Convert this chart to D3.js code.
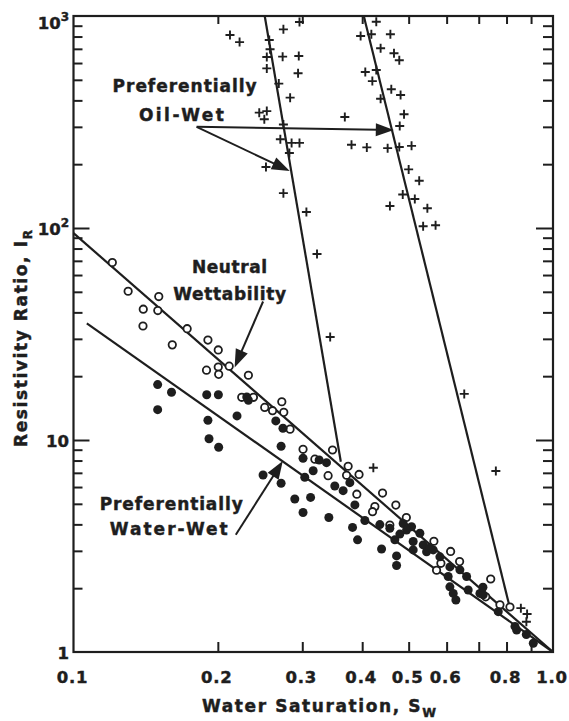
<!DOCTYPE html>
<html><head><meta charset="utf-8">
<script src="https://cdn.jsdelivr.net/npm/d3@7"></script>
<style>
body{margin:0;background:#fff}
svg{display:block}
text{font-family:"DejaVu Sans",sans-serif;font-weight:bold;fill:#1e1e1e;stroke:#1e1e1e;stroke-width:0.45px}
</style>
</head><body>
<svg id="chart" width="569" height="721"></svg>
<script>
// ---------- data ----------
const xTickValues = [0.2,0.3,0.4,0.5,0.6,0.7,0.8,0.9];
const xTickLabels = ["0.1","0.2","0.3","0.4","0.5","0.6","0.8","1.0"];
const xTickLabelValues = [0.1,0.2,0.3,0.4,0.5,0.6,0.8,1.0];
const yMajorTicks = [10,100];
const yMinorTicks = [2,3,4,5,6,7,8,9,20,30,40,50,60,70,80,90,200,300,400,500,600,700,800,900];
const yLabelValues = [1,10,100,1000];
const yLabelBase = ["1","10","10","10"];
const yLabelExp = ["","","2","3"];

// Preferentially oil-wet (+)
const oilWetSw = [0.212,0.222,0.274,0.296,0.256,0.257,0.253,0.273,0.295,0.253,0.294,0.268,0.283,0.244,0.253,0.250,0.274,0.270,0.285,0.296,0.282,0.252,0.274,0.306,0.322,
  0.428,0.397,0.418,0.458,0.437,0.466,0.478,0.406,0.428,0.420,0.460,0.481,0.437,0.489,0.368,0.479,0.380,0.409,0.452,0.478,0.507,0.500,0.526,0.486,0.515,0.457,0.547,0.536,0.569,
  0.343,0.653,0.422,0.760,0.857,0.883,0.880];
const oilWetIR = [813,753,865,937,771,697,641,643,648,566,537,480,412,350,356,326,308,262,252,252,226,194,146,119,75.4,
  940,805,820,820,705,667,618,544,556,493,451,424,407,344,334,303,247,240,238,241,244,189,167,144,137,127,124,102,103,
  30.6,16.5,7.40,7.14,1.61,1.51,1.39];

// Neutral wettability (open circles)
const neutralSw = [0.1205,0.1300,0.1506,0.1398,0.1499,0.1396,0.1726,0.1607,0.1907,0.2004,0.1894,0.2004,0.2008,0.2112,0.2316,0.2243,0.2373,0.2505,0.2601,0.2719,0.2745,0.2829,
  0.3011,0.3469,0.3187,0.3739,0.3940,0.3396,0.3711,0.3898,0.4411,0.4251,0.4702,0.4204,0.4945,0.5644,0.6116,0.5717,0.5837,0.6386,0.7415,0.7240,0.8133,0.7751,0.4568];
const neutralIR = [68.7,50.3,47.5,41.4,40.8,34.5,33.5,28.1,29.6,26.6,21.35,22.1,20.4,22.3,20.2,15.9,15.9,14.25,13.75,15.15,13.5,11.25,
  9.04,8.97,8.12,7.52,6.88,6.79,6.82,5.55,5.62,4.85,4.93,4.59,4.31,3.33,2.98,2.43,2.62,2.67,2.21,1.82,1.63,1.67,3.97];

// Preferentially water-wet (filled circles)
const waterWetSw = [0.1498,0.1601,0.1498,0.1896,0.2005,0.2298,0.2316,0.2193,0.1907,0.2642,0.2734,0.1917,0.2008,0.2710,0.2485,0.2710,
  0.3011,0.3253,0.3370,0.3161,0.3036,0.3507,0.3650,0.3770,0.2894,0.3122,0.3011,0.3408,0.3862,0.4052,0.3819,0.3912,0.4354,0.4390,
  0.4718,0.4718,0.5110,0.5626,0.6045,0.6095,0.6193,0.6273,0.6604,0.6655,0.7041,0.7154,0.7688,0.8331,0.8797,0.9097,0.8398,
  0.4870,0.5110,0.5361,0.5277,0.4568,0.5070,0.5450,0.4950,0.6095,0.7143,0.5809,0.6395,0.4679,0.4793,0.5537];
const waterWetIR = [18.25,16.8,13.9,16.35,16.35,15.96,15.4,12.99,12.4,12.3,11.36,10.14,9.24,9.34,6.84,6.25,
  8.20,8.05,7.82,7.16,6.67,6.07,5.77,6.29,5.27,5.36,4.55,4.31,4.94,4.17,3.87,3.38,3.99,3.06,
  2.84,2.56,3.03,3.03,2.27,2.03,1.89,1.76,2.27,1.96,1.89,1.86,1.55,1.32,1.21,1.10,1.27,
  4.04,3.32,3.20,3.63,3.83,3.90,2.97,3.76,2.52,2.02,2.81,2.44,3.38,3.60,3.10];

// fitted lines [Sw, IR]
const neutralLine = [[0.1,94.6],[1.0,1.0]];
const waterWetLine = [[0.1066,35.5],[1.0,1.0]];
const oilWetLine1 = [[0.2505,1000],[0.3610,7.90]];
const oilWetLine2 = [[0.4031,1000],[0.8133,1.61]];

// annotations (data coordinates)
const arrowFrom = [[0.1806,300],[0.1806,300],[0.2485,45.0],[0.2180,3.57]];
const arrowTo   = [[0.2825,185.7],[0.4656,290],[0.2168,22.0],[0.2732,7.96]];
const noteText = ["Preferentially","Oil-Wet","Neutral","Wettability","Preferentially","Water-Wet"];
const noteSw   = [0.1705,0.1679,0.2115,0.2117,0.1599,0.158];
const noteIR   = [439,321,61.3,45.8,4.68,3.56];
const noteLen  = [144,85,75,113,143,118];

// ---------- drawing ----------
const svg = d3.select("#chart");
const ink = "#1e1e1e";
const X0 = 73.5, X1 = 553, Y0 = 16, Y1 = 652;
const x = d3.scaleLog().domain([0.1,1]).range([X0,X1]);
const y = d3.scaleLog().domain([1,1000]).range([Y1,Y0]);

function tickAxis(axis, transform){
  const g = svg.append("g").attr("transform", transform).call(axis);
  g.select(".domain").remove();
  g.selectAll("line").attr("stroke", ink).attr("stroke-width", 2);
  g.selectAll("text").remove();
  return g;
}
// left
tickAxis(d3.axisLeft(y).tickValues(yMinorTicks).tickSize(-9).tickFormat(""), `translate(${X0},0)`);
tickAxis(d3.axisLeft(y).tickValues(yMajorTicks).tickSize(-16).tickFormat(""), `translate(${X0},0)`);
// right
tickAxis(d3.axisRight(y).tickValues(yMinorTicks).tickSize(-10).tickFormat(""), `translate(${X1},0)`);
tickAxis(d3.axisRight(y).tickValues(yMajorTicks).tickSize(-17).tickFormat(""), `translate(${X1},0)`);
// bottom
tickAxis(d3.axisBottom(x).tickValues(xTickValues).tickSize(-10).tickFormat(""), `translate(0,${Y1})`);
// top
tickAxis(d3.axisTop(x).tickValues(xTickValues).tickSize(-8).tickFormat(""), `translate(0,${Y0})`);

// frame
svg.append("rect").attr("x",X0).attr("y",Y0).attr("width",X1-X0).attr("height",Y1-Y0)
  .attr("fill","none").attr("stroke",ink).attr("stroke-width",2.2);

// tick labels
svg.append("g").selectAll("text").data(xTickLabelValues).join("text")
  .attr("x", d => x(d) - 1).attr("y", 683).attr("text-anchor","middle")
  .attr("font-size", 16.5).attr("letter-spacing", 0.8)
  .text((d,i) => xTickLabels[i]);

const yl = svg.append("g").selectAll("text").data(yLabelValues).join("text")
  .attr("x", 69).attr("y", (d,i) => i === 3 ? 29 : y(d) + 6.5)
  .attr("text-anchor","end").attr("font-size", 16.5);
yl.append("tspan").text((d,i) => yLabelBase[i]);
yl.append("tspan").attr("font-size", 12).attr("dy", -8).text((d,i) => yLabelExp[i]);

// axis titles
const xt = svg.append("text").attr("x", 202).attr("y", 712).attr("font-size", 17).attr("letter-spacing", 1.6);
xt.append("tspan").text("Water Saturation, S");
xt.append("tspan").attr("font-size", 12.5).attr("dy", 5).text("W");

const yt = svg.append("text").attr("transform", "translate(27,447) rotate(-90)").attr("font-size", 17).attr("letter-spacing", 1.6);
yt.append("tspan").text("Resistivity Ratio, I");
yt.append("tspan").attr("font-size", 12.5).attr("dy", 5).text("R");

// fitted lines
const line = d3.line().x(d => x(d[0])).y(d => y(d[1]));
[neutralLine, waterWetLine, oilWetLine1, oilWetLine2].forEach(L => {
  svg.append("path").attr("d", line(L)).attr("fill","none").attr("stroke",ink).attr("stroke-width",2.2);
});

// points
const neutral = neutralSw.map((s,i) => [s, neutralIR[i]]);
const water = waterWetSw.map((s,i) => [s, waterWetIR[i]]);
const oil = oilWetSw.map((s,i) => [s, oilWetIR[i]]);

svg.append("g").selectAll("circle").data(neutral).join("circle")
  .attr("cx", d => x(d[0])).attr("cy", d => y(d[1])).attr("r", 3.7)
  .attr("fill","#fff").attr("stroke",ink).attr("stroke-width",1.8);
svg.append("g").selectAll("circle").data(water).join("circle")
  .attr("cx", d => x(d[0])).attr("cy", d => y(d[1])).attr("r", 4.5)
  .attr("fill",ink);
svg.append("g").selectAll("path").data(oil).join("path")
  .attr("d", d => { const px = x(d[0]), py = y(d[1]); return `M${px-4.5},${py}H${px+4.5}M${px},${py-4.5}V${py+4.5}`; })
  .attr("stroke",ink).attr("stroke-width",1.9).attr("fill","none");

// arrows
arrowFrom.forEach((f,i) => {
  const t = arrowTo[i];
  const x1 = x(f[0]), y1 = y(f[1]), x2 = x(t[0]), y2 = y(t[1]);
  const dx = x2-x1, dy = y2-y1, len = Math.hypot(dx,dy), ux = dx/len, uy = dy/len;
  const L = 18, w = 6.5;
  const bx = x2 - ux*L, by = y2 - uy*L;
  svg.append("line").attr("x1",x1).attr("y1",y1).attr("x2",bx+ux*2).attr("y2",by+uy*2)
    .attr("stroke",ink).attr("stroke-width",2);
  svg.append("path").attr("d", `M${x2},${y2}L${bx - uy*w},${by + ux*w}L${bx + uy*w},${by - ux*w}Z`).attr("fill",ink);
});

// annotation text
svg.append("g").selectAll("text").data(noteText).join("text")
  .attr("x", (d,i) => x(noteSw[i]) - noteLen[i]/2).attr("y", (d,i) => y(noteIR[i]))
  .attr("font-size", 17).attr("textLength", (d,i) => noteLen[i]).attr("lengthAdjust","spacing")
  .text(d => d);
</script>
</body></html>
- - -
(WHAT THE TASK ASKS):
Pick out all the lines with the word "chart" in them and copy them.

(RESULT OF THE EXERCISE):
Convert this chart to D3.js code.
<svg id="chart" width="569" height="721"></svg>
const svg = d3.select("#chart");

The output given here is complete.